Visiting your dentist and dental hygienist regularly for checkups and cleanings is an important part of taking care of your oral health. (Photo: Supplied)

Ask the Alumni Expert: Dr. Derek Thiessen (DMD’13)

During Oral Health Month in April, Dr. Derek Thiessen—a dentist based in Swift Current and the president of the College of Dental Surgeons of Saskatchewan—shares his tips on how to take care of your teeth and gums

Dr. Derek Thiessen (DMD’13) is a Swift Current dentist, the president of the College of Dental Surgeons of Saskatchewan, and a part-time instructor in the College of Dentistry. (Photo: submitted)

April is Oral Health Month in Canada, a time to focus on the importance of practicing good oral hygiene as part of overall wellness. In recognition of this month, University of Saskatchewan (USask) graduate Dr. Derek Thiessen (DMD’13) discusses why maintaining good oral health is an important part of a healthy lifestyle.

Dr. Thiessen, who grew up on a farm south of Swift Current, Sask., has been practicing dentistry in Swift Current since 2013, when he graduated from USask’s College of Dentistry. He is also the president of the College of Dental Surgeons of Saskatchewan and a part-time instructor in the College of Dentistry. Dr. Thiessen’s favourite dental procedures are wisdom tooth extractions and implant placements with IV sedation.

Why is it important to recognize Oral Health Month?

National Oral Health Month is an excellent opportunity to remind all Canadians about the importance of visiting your dentist regularly and practicing good oral hygiene between visits. Oral health plays a large role in overall health and mental health.

What are the connections between oral health and overall health?

Practicing good oral hygiene is an important factor in preventing some chronic diseases, like cancer and diabetes, as well as serious health conditions, such as respiratory, cardiovascular, and brain diseases. Poor oral health can also contribute to adverse pregnancy outcomes.

How can practicing good oral hygiene play a role in preventing some diseases, such as cancer?

Practicing good oral hygiene reduces some risk factors for certain cancers and systemic health conditions. The risk of oral cancer, for example, can be reduced by tobacco cessation, limiting alcohol consumption, and ensuring proper nutrition—all of which also improve oral health.

What are your top tips for maintaining good oral health?

Good oral health can be maintained by brushing and flossing your teeth twice each day. Seeing your dentist and dental hygienist regularly for checkups and cleanings will not only reduce the levels of inflammation in your mouth but will catch conditions early so that they can be treated before they become a bigger issue.

At what age should a child first visit a dentist?
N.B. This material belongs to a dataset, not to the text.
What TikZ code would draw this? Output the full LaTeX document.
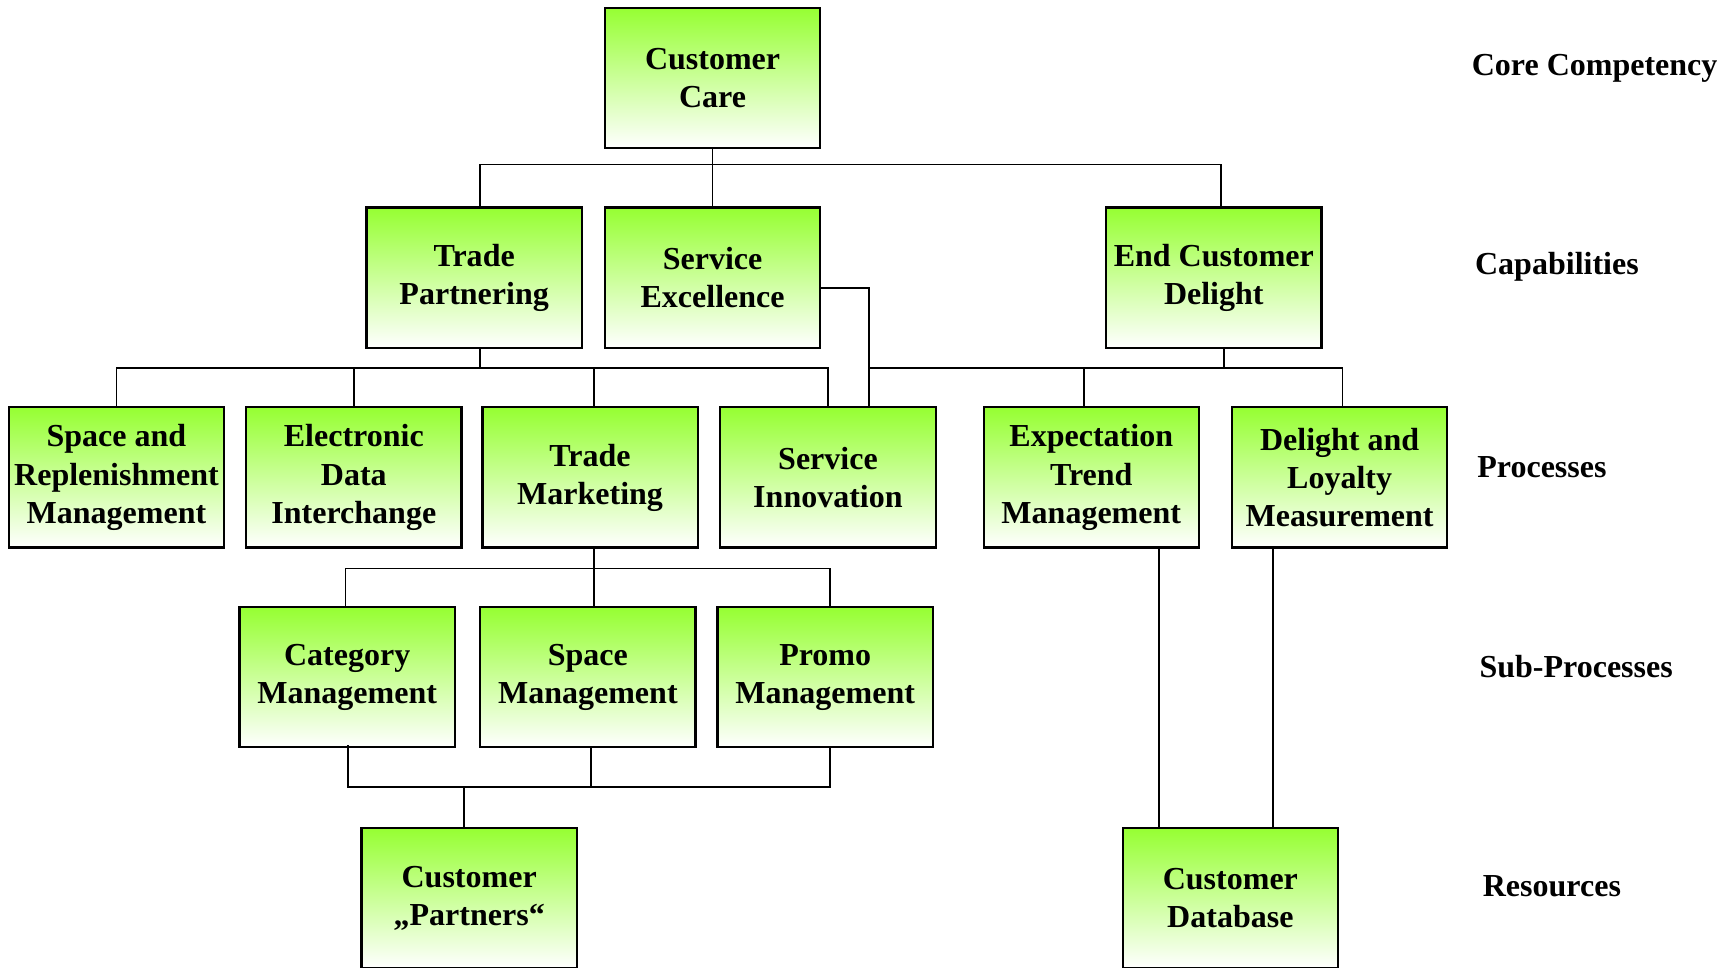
\documentclass[tikz,border=0pt]{standalone}
\usepackage{fontspec}
\setmainfont{Liberation Serif}
\usetikzlibrary{calc}
\definecolor{gtop}{RGB}{150,255,50}
\begin{document}
\begin{tikzpicture}[x=1pt,y=-1pt,
  box/.style={draw=black, line width=2pt, top color=gtop, bottom color=white,
    minimum width=195pt, minimum height=127pt, inner sep=0pt, align=center,
    font=\fontsize{29}{34.5}\selectfont\bfseries},
  lvl/.style={anchor=west, inner sep=0pt, font=\fontsize{29}{34.5}\selectfont\bfseries},
  conn/.style={line width=1.6pt, line cap=rect}]
\useasboundingbox (0,0) rectangle (1568,876);
\clip (0,0) rectangle (1568,876);

% boxes
\node[box] (cc)  at (645.5,70.5)  {Customer\\Care};
\node[box] (tp)  at (429.5,251.5) {Trade\\Partnering};
\node[box] (se)  at (645.5,251.5) {Service\\Excellence};
\node[box] (ecd) at (1099.5,251.5) {End Customer\\Delight};
\node[box] (sr)  at (105.5,432.5) {Space and\\Replenishment\\Management};
\node[box] (edi) at (320.5,432.5) {Electronic\\Data\\Interchange};
\node[box] (tm)  at (534.5,432.5) {Trade\\Marketing};
\node[box] (si)  at (750,432.5)   {Service\\Innovation};
\node[box] (etm) at (988.5,432.5) {Expectation\\Trend\\Management};
\node[box] (dlm) at (1213.5,432.5) {Delight and\\Loyalty\\Measurement};
\node[box] (cm)  at (314.5,613.5) {Category\\Management};
\node[box] (sm)  at (532.5,613.5) {Space\\Management};
\node[box] (pm)  at (747.5,613.5) {Promo\\Management};
\node[box] (cp)  at (425,813.5)   {Customer\\„Partners“};
\node[box] (cdb) at (1114.5,813.5) {Customer\\Database};

% level labels
\node[lvl] (l1) at (1333,62)  {Core Competency};
\node[lvl] (l2) at (1336,242) {Capabilities};
\node[lvl] (l3) at (1338,423) {Processes};
\node[lvl] (l4) at (1340,604) {Sub-Processes};
\node[lvl] (l5) at (1343,803) {Resources};

% level 1 -> 2
\coordinate (a0) at (645.5,149);
\coordinate (aL) at (435,149);
\coordinate (aR) at (1106,149);
\draw[conn] (cc.south) -- (a0);
\draw[conn] (aL) -- (aR);
\draw[conn] (aL) -- (aL |- tp.north);
\draw[conn] (a0) -- (se.north);
\draw[conn] (aR) -- (aR |- ecd.north);

% level 2 -> 3 (Trade Partnering)
\coordinate (b0) at (435,333);
\coordinate (bL) at (105.5,333);
\coordinate (b2) at (320.5,333);
\coordinate (b3) at (538,333);
\coordinate (bR) at (750,333);
\draw[conn] (b0 |- tp.south) -- (b0);
\draw[conn] (bL) -- (bR);
\draw[conn] (bL) -- (sr.north);
\draw[conn] (b2) -- (edi.north);
\draw[conn] (b3) -- (b3 |- tm.north);
\draw[conn] (bR) -- (si.north);

% Service Excellence -> Service Innovation
\coordinate (s1) at (787,261);
\draw[conn] (se.east |- s1) -- (s1) -- (s1 |- si.north);

% End Customer Delight
\coordinate (c0) at (1109,333);
\coordinate (cL) at (787,333);
\coordinate (c2) at (982,333);
\coordinate (cR) at (1216,333);
\draw[conn] (c0 |- ecd.south) -- (c0);
\draw[conn] (cL) -- (cR);
\draw[conn] (c2) -- (c2 |- etm.north);
\draw[conn] (cR) -- (cR |- dlm.north);

% level 3 -> 4
\coordinate (d0) at (538,515);
\coordinate (dL) at (313,515);
\coordinate (dR) at (752,515);
\draw[conn] (d0 |- tm.south) -- (d0);
\draw[conn] (dL) -- (dR);
\draw[conn] (dL) -- (dL |- cm.north);
\draw[conn] (d0) -- (d0 |- sm.north);
\draw[conn] (dR) -- (dR |- pm.north);

% level 4 -> 5
\coordinate (e1) at (315,713);
\coordinate (e2) at (535,713);
\coordinate (e3) at (752,713);
\coordinate (e0) at (420,713);
\draw[conn] ($(e1 |- cm.south)+(0,-2)$) -- (e1);
\draw[conn] (e2 |- sm.south) -- (e2);
\draw[conn] (e3 |- pm.south) -- (e3);
\draw[conn] (e1) -- (e3);
\draw[conn] (e0) -- (e0 |- cp.north);

% processes -> customer database
\coordinate (f1) at (1050,496);
\coordinate (f2) at (1153,496);
\draw[conn] (f1 |- etm.south) -- (f1 |- cdb.north);
\draw[conn] (f2 |- dlm.south) -- (f2 |- cdb.north);
\end{tikzpicture}
\end{document}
The Canadian Dental Association encourages the assessment of infants by a dentist within six months of the eruption of the first tooth or by 12 months of age. The goal of the first visit is to determine special risk, appropriate interventions, and the frequency of future dental assessments, as well as educating the caregivers on appropriate oral hygiene techniques.

What are your tips for easing dental anxiety in children?

Preparation at home works very well to reduce dental anxiety. Talking to your kids ahead of time about what they can expect, the sounds they might hear, and the tastes and smells they might experience can greatly reduce their anxiety. There are many children’s books about dental visits that can help prepare children as well.

Children are always welcome to come for a visit ahead of time. This allows the children to come meet the dentist and staff, see the office, go for a chair ride, and hopefully have their teeth checked. We like to work our way up to the more in-depth treatments, so the first few visits are kept quick and stress-free so that the child can become comfortable with the experience. For fillings and other procedures, many children do well without sedation or laughing gas, but sometimes it is beneficial to refer the child for general anesthesia.

How often should adults visit their dentist?

It is generally recommended that adults see their dentist annually for a checkup and cancer screening. Cleanings are generally recommended two or three times a year, dependent on the oral health needs of each individual patient. Your dentist and hygienist can make recommendations on frequency based on what they see in your mouth.

What are the most common dental issues you see in your practice?

The most common issue that we see on a day-to-day basis are cavities. The vast majority of the population has had at least one cavity in their life, and they continue to be an issue. Cavities are also the most common cause for other oral health issues, such as infections, abscesses, and tooth loss.

How can those issues be prevented?

Most oral health issues can be prevented simply through good oral hygiene. Brushing and flossing two or three times each day, limiting sugar intake, tobacco cessation, and using a fluoridated toothpaste are the easiest ways to prevent these issues.

Is there anything else you would like to address during Oral Health Month?

I would recommend that everyone find a dentist and visit them regularly to ensure that their oral health is maintained. A dental home is an important part of overall health. Brush and floss those teeth!